We got a lovely text from Gags Towey - I actually kept it - saying: "Well done guys, enjoy every minute. I know it's hard, but it's a very special thing." He told us not to be in a hurry to use the drogue. At the end, and it was very nice, he said: "I'm really proud of the two of you." In the next few days we'll pass where Gags and Ciaran and American Fire capsized, so we'll be very conscious we'll be in the danger zone.
I felt really, really sad when I heard about the two guys in Spirit of Cornwall going down so close to the finish. They were probably talking about what they were going to eat when they landed, stuff like that. You're not safe until you step off the bloody boat!
I was talking to somebody on Saturday about the rugby match between Munster and Sale. I'm from Limerick and rugby would be my main sport. Tori said: "I don't think Munster will beat Sale." I asked her did she want to bet on it. We had a few fun-size Mars bars left, which were hers, and I said: "Go on, put you're money where your mouth is." She did, and she lost. It was like she'd lost her wallet or something. She was saying "Nooo!"

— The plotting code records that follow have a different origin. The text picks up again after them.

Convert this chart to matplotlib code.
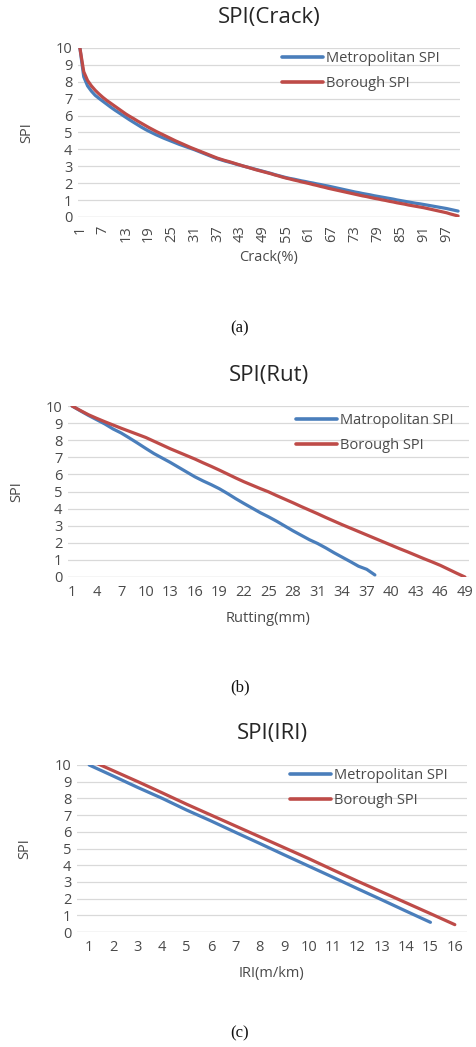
import matplotlib
matplotlib.use("Agg")
import matplotlib.pyplot as plt
import numpy as np

# ---------------- data ----------------
crack_metro = [10.00, 8.30, 7.76, 7.45, 7.20, 7.02, 6.85, 6.68, 6.51, 6.35,
               6.20, 6.05, 5.90, 5.75, 5.61, 5.47, 5.33, 5.20, 5.08, 4.97,
               4.86, 4.76, 4.66, 4.57, 4.48, 4.39, 4.30, 4.22, 4.14, 4.06,
               3.98, 3.89, 3.80, 3.71, 3.62, 3.53, 3.45, 3.38, 3.31, 3.25,
               3.19, 3.12, 3.06, 3.00, 2.94, 2.88, 2.82, 2.76, 2.70, 2.64,
               2.58, 2.51, 2.45, 2.39, 2.33, 2.28, 2.24, 2.19, 2.14, 2.10,
               2.05, 2.01, 1.96, 1.92, 1.87, 1.83, 1.78, 1.73, 1.68, 1.63,
               1.58, 1.53, 1.48, 1.44, 1.39, 1.35, 1.31, 1.26, 1.22, 1.18,
               1.14, 1.10, 1.06, 1.01, 0.97, 0.93, 0.89, 0.85, 0.81, 0.78,
               0.74, 0.70, 0.66, 0.62, 0.58, 0.54, 0.50, 0.45, 0.40, 0.35]
crack_borough = [10.00, 8.60, 8.08, 7.76, 7.50, 7.28, 7.08, 6.90, 6.74, 6.58,
                 6.42, 6.26, 6.10, 5.96, 5.83, 5.69, 5.56, 5.43, 5.30, 5.18,
                 5.06, 4.95, 4.84, 4.73, 4.62, 4.51, 4.41, 4.31, 4.21, 4.11,
                 4.02, 3.93, 3.84, 3.75, 3.66, 3.57, 3.48, 3.41, 3.34, 3.28,
                 3.21, 3.14, 3.07, 3.00, 2.94, 2.87, 2.80, 2.74, 2.68, 2.62,
                 2.56, 2.49, 2.43, 2.36, 2.30, 2.25, 2.19, 2.14, 2.08, 2.03,
                 1.98, 1.92, 1.87, 1.81, 1.76, 1.70, 1.65, 1.60, 1.55, 1.50,
                 1.45, 1.40, 1.35, 1.30, 1.25, 1.21, 1.16, 1.11, 1.07, 1.02,
                 0.98, 0.93, 0.89, 0.84, 0.80, 0.76, 0.71, 0.67, 0.63, 0.59,
                 0.55, 0.50, 0.45, 0.40, 0.35, 0.30, 0.25, 0.18, 0.12, 0.06]
crack_categories = list(range(1, 101))

rut_metro = [10.00, 9.72, 9.45, 9.20, 8.95, 8.66, 8.42, 8.13, 7.83, 7.52,
             7.22, 6.96, 6.70, 6.42, 6.14, 5.86, 5.62, 5.40, 5.16, 4.88,
             4.58, 4.30, 4.03, 3.76, 3.52, 3.26, 2.98, 2.70, 2.44, 2.18,
             1.96, 1.70, 1.42, 1.16, 0.90, 0.63, 0.45, 0.12]
rut_borough = [10.00, 9.74, 9.49, 9.28, 9.08, 8.89, 8.70, 8.52, 8.34, 8.16,
               7.94, 7.72, 7.50, 7.30, 7.10, 6.90, 6.68, 6.47, 6.25, 6.02,
               5.79, 5.57, 5.37, 5.17, 4.98, 4.76, 4.55, 4.34, 4.12, 3.91,
               3.70, 3.48, 3.27, 3.06, 2.86, 2.66, 2.46, 2.26, 2.06, 1.86,
               1.66, 1.47, 1.27, 1.07, 0.88, 0.68, 0.45, 0.22, 0.00]
rut_categories = list(range(1, 50))

iri_metro = [10.00, 9.33, 8.65, 8.00, 7.30, 6.65, 5.97, 5.30, 4.62, 3.95,
             3.28, 2.60, 1.93, 1.25, 0.58]
iri_borough = [10.30, 9.65, 9.00, 8.33, 7.65, 7.00, 6.35, 5.70, 5.05, 4.40,
               3.72, 3.05, 2.40, 1.75, 1.10, 0.44]
iri_categories = list(range(1, 17))

yticks = list(range(0, 11))

# ---------------- style ----------------
W, H = 476, 1047
DPI = 100
BLUE = "#4A7EBB"
RED = "#BE4B48"
GRID = "#D9D9D9"
TXT = "#4A4A4A"
TITLE = "#262626"
FONT = "Open Sans"
plt.rcParams["font.family"] = [FONT, "DejaVu Sans"]

fig = plt.figure(figsize=(W / DPI, H / DPI), dpi=DPI)


def px_axes(left, top, right, bottom):
    return fig.add_axes([left / W, 1 - bottom / H, (right - left) / W, (bottom - top) / H])


def make_panel(left, top, right, bottom, cats, s1, s2, l1, l2, title, xlabel,
               tick_step, rot, title_y, xlabel_y, ylabel_x, leg_x, leg_y, cap, cap_y):
    ax = px_axes(left, top, right, bottom)
    n = len(cats)
    x = np.arange(n)
    ax.plot(x[:len(s1)], s1, color=BLUE, lw=2.3, label=l1, solid_capstyle="round", zorder=3)
    ax.plot(x[:len(s2)], s2, color=RED, lw=2.3, label=l2, solid_capstyle="round", zorder=3)
    ax.set_xlim(-0.5, n - 0.5)
    ax.set_ylim(0, 10)
    ax.set_yticks(yticks)
    ax.set_yticklabels([str(v) for v in yticks], fontsize=10.5, color=TXT)
    idx = list(range(0, n, tick_step))
    ax.set_xticks(idx)
    ax.set_xticklabels([str(cats[i]) for i in idx], fontsize=10.5, color=TXT, rotation=rot)
    ax.tick_params(length=0, pad=4)
    ax.tick_params(axis="x", pad=6)
    for s in ax.spines.values():
        s.set_visible(False)
    ax.grid(axis="y", color=GRID, lw=0.9)
    ax.set_axisbelow(True)
    ax.axhline(0, color=GRID, lw=0.9, zorder=1)
    fig.text((left + right) / 2 / W, 1 - title_y / H, title, ha="center", va="center",
             fontsize=16, color=TITLE)
    fig.text((left + right) / 2 / W, 1 - xlabel_y / H, xlabel, ha="center", va="center",
             fontsize=10.5, color=TXT)
    fig.text(ylabel_x / W, 1 - (top + bottom) / 2 / H, "SPI", ha="center", va="center",
             rotation=90, fontsize=10.5, color=TXT)
    leg = ax.legend(loc="upper left", bbox_to_anchor=(leg_x / W, 1 - leg_y / H),
                    bbox_transform=fig.transFigure, frameon=False, fontsize=10.5,
                    handlelength=2.8, handletextpad=0.2, labelspacing=0.7,
                    borderpad=0, borderaxespad=0)
    for t in leg.get_texts():
        t.set_color(TXT)
    for h in leg.get_lines():
        h.set_linewidth(2.6)
    fig.text(240 / W, 1 - cap_y / H, cap, ha="center", va="center",
             fontsize=12, family="Liberation Serif", color="#111111")
    return ax


make_panel(78, 48, 460, 217, crack_categories, crack_metro, crack_borough,
           "Metropolitan SPI", "Borough SPI", "SPI(Crack)", "Crack(%)",
           6, 90, 17, 257, 27, 282, 51, "(a)", 328)
make_panel(68, 406, 469, 577, rut_categories, rut_metro, rut_borough,
           "Matropolitan SPI", "Borough SPI", "SPI(Rut)", "Rutting(mm)",
           3, 0, 375, 618, 17, 296, 413, "(b)", 687)
make_panel(77, 765, 467, 932, iri_categories, iri_metro, iri_borough,
           "Metropolitan SPI", "Borough SPI", "SPI(IRI)", "IRI(m/km)",
           1, 0, 733, 973, 25, 290, 768, "(c)", 1033)

fig.savefig("out.png", dpi=DPI)
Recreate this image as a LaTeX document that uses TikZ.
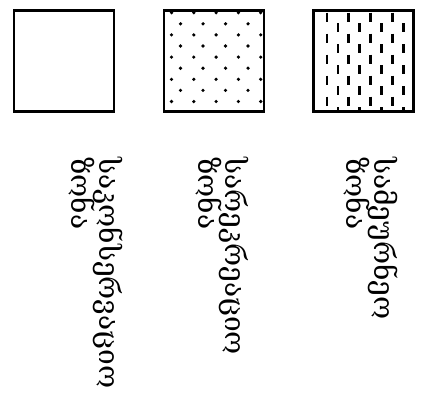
\documentclass[tikz,border=0pt]{standalone}
\usepackage{fontspec}
\newfontfamily\geofont{DejaVu Serif}
\newcommand\zonefont{\geofont\fontsize{28}{27.5}\selectfont\setlength{\lineskiplimit}{-100pt}}
\tikzset{
  zone box/.style={
    draw=black,
    line width=2.4pt,
    minimum width=100pt,
    minimum height=101pt,
    inner sep=0pt,
  },
  zone label/.style={
    rotate=-90,
    anchor=north west,
    align=left,
    inner sep=0pt,
    font=\zonefont,
  },
  zone dot/.style={fill=black},
  zone dash/.style={line width=2.8pt},
}
\begin{document}
\begin{tikzpicture}[x=1pt,y=-1pt]
  \useasboundingbox (0,0) rectangle (422,405);
  \node[zone box] (conservation) at (64,61) {};
  \node[zone box] (recreation) at (214,61) {};
  \node[zone box] (economic) at (363.5,61) {};
  % dotted fill
  \begin{scope}
    \clip (recreation.north west) rectangle (recreation.south east);
    \foreach \r in {0,...,8}
      \foreach \c in {0,...,4} {
        \pgfmathsetmacro\px{mod(\r,2)==0 ? 171.5+22.3*\c : 180.5+22.5*\c}
        \pgfmathsetmacro\py{12.7+11.1*\r}
        \fill[zone dot] (\px,\py) circle[radius=1.8pt];
      }
  \end{scope}
  % dashed fill
  \begin{scope}
    \clip (economic.north west) rectangle (economic.south east);
    \foreach \c in {0,...,7}
      \foreach \k in {0,...,5} {
        \pgfmathsetmacro\dx{327+10.9*\c}
        \pgfmathsetmacro\dy{mod(\c,2)==0 ? 17+21*\k : 27.5+21*\k}
        \draw[zone dash] (\dx,\dy-4.5) -- (\dx,\dy+4.5);
      }
  \end{scope}
  \node[zone label] (conservation label) at (123,157) {საკონსერვაციო\\ზონა};
  \node[zone label] (recreation label) at (249,157) {სარეკრეაციო\\ზონა};
  \node[zone label] (economic label) at (398,157) {სამეურნეო\\ზონა};
\end{tikzpicture}
\end{document}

There have been an awful lot of people - people we don't know - texting us about the shadow. On Wednesday night - this is really freaky, and I'd be quite sceptical about these things - Tori was out rowing on her first night shift, from eight to 10.
She got this awful feeling - y'know when you feel there's someone standing straight behind you? She said she was too scared to turn around. When she came into the cabin she didn't say anything about this to me.
I was rowing from 10 to 12 and I got this real feeling that there was something behind me. I had shivers down my spine. I turned around and I got a flash of a black pair of pants and a black pair of shoes just on my left-hand side. I was, like: What the hell is this? I came back into the cabin when I was finished and told Tori about this and she went: "Oh my God, I don't believe it!" And then she told me what happened her.
We've got a load of messages. It seems it's well documented with sailors and explorers that they've experienced a sense of someone with them or a guiding presence. I don't know how true it is. Tori thinks it might be her great granduncle Jack Chalmers who sailed across the Atlantic twice.
In the book Touching the Void, by the climber Joe Simpson, he tells of how he felt when he was coming down the mountain that there was a little voice telling him: Get Out! Keep Going! Move! Maybe we're just under so much stress that we're getting spooked, and our senses are getting blurred. But Tori says that when you're out here your senses are heightened.
Peter and Eamonn Kavanagh, who did this in 1997, told us that before we see land we'll smell it. And every sense does seem to be really, really sharp. Tori thinks that maybe our senses are so sharp we're sensing something else, something that if it happened at home you wouldn't be conscious of or think anything of.
Of course we could be just going mad! If it is a guiding force I hope it's a good one. My Dad says that a lot of people in Limerick seem to be taken with this shadow. Yeh, maybe he's that 16th man - Munster's secret weapon!